A popular example is the fixed indexed annuity (FIA). Frank O’Connor, vice president of research at the Insured Retirement Institute in Washington, D.C., said FIAs can offer "a higher return than comparably termed CDs, and since the crediting rate is derived from changes in price of one or more market indexes, rather than prevailing interest rates, they don’t carry the interest rate risk of government or corporate bonds."

In addition, FIAs "typically protect principal while offering the best opportunity to outperform inflation and grow savings," said Paula Nelson, co-head of individual markets at Global Atlantic in Minneapolis.

Other Structured Or Buffered Products
For those who can stomach a little more risk, Eric Henderson, president of Nationwide Annuity at Nationwide Financial in Columbus, Ohio, points to registered index-linked annuities (RILAs).
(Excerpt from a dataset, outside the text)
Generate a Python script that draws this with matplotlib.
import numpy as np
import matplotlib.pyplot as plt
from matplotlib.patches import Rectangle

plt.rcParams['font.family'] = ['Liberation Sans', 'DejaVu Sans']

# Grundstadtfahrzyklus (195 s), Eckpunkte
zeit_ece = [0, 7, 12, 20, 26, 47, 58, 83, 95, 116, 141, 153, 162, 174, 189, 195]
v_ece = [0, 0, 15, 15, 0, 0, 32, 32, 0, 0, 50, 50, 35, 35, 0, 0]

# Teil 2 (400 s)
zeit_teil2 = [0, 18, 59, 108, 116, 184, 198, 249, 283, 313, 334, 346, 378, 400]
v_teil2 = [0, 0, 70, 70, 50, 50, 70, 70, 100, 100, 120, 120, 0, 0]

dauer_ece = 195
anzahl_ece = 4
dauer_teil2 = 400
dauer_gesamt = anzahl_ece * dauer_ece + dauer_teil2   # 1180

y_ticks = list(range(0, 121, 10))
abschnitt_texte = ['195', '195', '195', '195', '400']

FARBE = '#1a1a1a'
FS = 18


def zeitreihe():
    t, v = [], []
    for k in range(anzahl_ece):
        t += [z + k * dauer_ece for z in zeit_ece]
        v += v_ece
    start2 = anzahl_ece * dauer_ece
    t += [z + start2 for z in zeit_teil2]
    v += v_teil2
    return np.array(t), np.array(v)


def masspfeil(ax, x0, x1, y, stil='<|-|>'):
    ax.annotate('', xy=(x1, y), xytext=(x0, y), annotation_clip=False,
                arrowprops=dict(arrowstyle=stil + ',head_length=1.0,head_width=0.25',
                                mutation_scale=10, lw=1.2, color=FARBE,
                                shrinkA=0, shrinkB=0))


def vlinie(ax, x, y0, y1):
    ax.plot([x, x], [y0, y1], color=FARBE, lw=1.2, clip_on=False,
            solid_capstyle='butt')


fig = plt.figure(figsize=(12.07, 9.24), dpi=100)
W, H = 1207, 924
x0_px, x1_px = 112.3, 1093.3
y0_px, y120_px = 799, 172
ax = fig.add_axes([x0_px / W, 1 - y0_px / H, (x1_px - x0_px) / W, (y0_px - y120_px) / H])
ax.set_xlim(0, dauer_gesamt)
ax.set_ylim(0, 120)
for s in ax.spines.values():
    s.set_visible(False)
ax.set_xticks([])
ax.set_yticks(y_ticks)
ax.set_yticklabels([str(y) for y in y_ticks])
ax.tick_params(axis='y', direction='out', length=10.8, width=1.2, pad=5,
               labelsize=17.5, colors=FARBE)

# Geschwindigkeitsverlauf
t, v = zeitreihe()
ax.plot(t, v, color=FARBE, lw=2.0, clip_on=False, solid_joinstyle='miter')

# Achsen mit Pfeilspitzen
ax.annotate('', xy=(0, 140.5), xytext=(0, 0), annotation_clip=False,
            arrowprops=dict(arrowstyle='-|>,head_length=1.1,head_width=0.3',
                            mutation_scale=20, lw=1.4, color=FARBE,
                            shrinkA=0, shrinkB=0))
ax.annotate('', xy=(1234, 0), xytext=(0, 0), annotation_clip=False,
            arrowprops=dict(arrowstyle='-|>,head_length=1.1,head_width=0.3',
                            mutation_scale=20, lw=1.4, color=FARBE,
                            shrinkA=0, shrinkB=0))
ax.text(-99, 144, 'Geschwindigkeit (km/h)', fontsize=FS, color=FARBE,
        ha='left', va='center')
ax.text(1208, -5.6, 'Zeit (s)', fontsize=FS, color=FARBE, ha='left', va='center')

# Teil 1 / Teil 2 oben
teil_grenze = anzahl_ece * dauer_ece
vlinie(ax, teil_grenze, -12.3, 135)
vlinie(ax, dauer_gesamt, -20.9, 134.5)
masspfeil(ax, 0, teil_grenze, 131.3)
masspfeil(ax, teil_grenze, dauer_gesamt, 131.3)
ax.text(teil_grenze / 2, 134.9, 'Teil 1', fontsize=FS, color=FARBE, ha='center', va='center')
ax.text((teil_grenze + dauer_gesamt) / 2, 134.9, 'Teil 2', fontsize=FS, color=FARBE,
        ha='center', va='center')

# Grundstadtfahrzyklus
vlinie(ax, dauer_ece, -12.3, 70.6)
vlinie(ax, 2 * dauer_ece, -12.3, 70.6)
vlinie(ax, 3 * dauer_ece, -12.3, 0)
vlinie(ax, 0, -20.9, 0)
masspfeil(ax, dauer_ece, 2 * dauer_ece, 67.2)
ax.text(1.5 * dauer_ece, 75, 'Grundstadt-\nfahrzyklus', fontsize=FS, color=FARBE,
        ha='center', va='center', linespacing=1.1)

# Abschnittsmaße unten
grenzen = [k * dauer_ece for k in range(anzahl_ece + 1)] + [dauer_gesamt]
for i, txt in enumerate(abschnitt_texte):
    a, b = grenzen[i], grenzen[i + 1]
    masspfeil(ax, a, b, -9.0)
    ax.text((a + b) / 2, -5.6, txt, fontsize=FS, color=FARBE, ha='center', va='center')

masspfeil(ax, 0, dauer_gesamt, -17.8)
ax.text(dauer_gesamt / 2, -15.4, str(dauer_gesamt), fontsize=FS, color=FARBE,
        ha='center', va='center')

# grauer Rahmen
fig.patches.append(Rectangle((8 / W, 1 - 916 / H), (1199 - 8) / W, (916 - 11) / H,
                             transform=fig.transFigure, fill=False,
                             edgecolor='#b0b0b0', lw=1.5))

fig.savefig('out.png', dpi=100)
In general, RILAs differ from FIAs in that they offer less downside protection in exchange for a more generous cap.

"While RILAs don’t provide full principal protection like FIAs," he said, "clients can still benefit from a level of protection."

Last year, RILA sales surged 37% from the prior year, as measured by the Secure Retirement Institute. "The appeal is being able to access more of the growth potential of equities, with a partial buffer against market corrections," explained Pete Golden, chief sales and distribution officer for individual retirement at New York-based Equitable, which pioneered RILAs in 2010.

These products, said Brian Kroll, head of annuity solutions at Radnor, Pa.-based Lincoln Financial Group, are "uniquely designed to do just this."